Crape myrtles are tough landscape specimens, but like most all items would prefer to be planted in well-prepared ground.
Preparing the soil will take effort on your part, but when you have a real healthy crape myrtle, it will be worth the work. The planting hole needs to be two times wider than the root ball. Set the plant in the hole no deeper than it came in the container. Before you backfill the hole with the dug dirt, remove rocks and debris plus bust up any soil clods.
According to Wade and Woodward, research has shown that adding organic matter is not necessary when planting in individual holes. Wade and Woodward go on to say that amendments to the planting hole will encourage roots to stay in the planting hole instead of growing outward. Organic matter amendments are better utilized if spread over and worked into the entire area around the planting holes.
After you plant, water to settle the soil and then mulch. Mulching does several things. Mulching obviously will help conserve moisture, but it will also insulate roots from weather extremes and will combat weeds.
Again, water the crape myrtle when you plant and then about once a week for the first two months when you do not get rainfall. Crape myrtles are very drought tolerate, but if you will give crape myrtles water during dry times in the flowering period, it will assist your flowering production.
Most horticulturists when giving presentations will give plenty of time to discuss pruning of crape myrtles.
True, pruning of crape myrtles will result in a large amount of new shoots that will form flowers and will also push a fair amount of the plant energy into the new growth and flowers, but pruning is not essential for flower production.

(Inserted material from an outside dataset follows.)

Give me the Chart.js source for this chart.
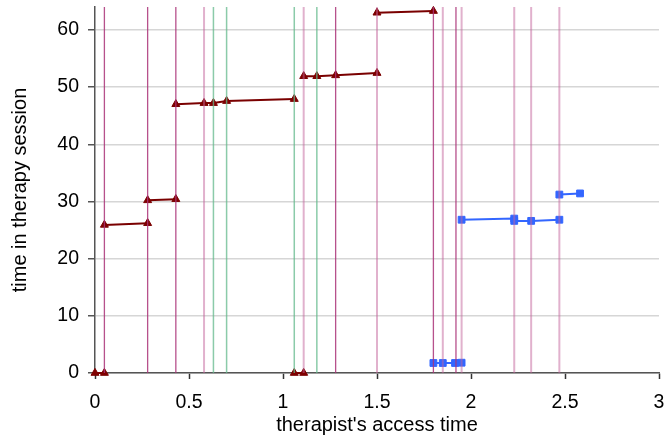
<!DOCTYPE html>
<html>
<head>
<meta charset="utf-8">
<script src="https://cdn.jsdelivr.net/npm/chart.js@4/dist/chart.umd.min.js"></script>
<style>
  html, body { margin: 0; padding: 0; background: #fff; }
  canvas { display: block; }
</style>
</head>
<body>
<canvas id="accessChart" width="665" height="440"></canvas>
<script>
// session segments, null separates one run from the next
const sessionAX = [0, 0.05, null, 0.05, 0.28, null, 0.28, 0.43, null, 0.43, 0.58, 0.63, 0.70, 1.06, null, 1.06, 1.11, null, 1.11, 1.18, 1.28, 1.50, null, 1.50, 1.80];
const sessionAY = [0, 0, null, 25.9, 26.2, null, 30.2, 30.4, null, 47.0, 47.2, 47.2, 47.55, 47.9, null, 0, 0, null, 51.9, 51.9, 52.05, 52.45, null, 63.0, 63.3];

const sessionBX = [1.80, 1.85, 1.915, 1.95, null, 1.95, 2.23, 2.23, 2.32, 2.47, null, 2.47, 2.58];
const sessionBY = [1.75, 1.75, 1.75, 1.8, null, 26.8, 27.0, 26.6, 26.6, 26.8, null, 31.2, 31.4];

// access moments drawn as full-height markers
const accessDark = [0.05, 0.28, 0.43, 1.28, 1.80, 1.92];
const accessLight = [0.58, 1.11, 1.50, 1.85, 1.95, 2.23, 2.32, 2.47];
const accessGreen = [0.63, 0.70, 1.06, 1.18];

const xTicks = [0, 0.5, 1, 1.5, 2, 2.5, 3];
const yTicks = [0, 10, 20, 30, 40, 50, 60];
const yTop = 64;

const fontFamily = "'Liberation Sans', Arial, sans-serif";

function toPoints(xs, ys) {
    return xs.map((x, i) => ({ x: x === null ? NaN : x, y: ys[i] === null ? NaN : ys[i] }));
}

function markerLines(xs) {
    const pts = [];
    xs.forEach(x => {
        pts.push({ x: x, y: 0 }, { x: x, y: yTop }, { x: x, y: NaN });
    });
    return pts;
}

function lineSet(xs, color, width) {
    return {
        data: markerLines(xs),
        showLine: true,
        spanGaps: false,
        borderColor: color,
        borderWidth: width,
        pointRadius: 0,
        pointHoverRadius: 0
    };
}

const datasets = [
    lineSet(accessGreen, "rgba(100,185,140,0.75)", 1.5),
    lineSet(accessLight, "rgba(195,100,155,0.5)", 2),
    lineSet(accessDark, "rgba(170,50,120,0.85)", 1.3),
    {
        data: toPoints(sessionAX, sessionAY),
        showLine: true,
        spanGaps: false,
        borderColor: "#7a0000",
        backgroundColor: "#800000",
        borderWidth: 2,
        pointStyle: "triangle",
        pointRadius: 4.6,
        pointBorderWidth: 1,
        clip: false
    },
    {
        data: toPoints(sessionBX, sessionBY),
        showLine: true,
        spanGaps: false,
        borderColor: "#3366ff",
        backgroundColor: "#3366ff",
        borderWidth: 2,
        pointStyle: "rect",
        pointRadius: 4.8,
        pointBorderWidth: 1,
        clip: false
    }
];

const ctx = document.getElementById("accessChart").getContext("2d");
new Chart(ctx, {
    type: "scatter",
    data: { datasets: datasets },
    options: {
        responsive: false,
        animation: false,
        layout: { padding: { top: 7, right: 6, left: 0, bottom: 0 } },
        plugins: {
            legend: { display: false },
            tooltip: { enabled: false }
        },
        scales: {
            x: {
                type: "linear",
                min: 0,
                max: 3,
                afterFit: s => {
                    s.height = 67;
                    s.paddingLeft = 0;
                    s.paddingRight = 0;
                },
                afterBuildTicks: s => { s.ticks = xTicks.map(v => ({ value: v })); },
                ticks: {
                    color: "#000",
                    font: { family: fontFamily, size: 19.5 },
                    padding: 12,
                    maxRotation: 0,
                    callback: v => String(v)
                },
                grid: {
                    drawOnChartArea: false,
                    drawTicks: true,
                    tickLength: 6,
                    tickColor: "#333",
                    tickWidth: 1.5
                },
                border: { color: "#555", width: 1.5 },
                title: {
                    display: true,
                    text: "therapist's access time",
                    color: "#000",
                    font: { family: fontFamily, size: 20 },
                    padding: { top: 0, bottom: 3 }
                }
            },
            y: {
                type: "linear",
                min: 0,
                max: yTop,
                afterFit: s => {
                    s.width = 95;
                    s.paddingTop = 0;
                    s.paddingBottom = 0;
                },
                afterBuildTicks: s => { s.ticks = yTicks.map(v => ({ value: v })); },
                ticks: {
                    color: "#000",
                    font: { family: fontFamily, size: 19.5 },
                    padding: 9,
                    callback: v => String(v)
                },
                grid: {
                    color: "#d6d6d6",
                    lineWidth: 1.5,
                    drawTicks: true,
                    tickLength: 7,
                    tickColor: "#555",
                    tickWidth: 1.5
                },
                border: { color: "#555", width: 1.5 },
                title: {
                    display: true,
                    text: "time in therapy session",
                    color: "#000",
                    font: { family: fontFamily, size: 20 },
                    padding: { top: 8, bottom: 0 }
                }
            }
        }
    }
});
</script>
</body>
</html>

You can see great flower production on old crape myrtles that have not been pruned in years. Those old unpruned crape myrtles will have smaller flower clusters, but there will be more of them. Also, if you do prune, do so at the right time of year.
You need to prune crape myrtles during the late winter or early spring. Stay away from early fall pruning.
If you prune in early fall before the first frost, you can actually kill the plant. Pruning in early fall will stimulate new growth that may keep the plant from going dormant. A freeze can then kill the crape myrtle.
You would have to do your homework, but there are some of the earlier blooming cultivars that pruning off the dead flower may give you a second bloom in late summer.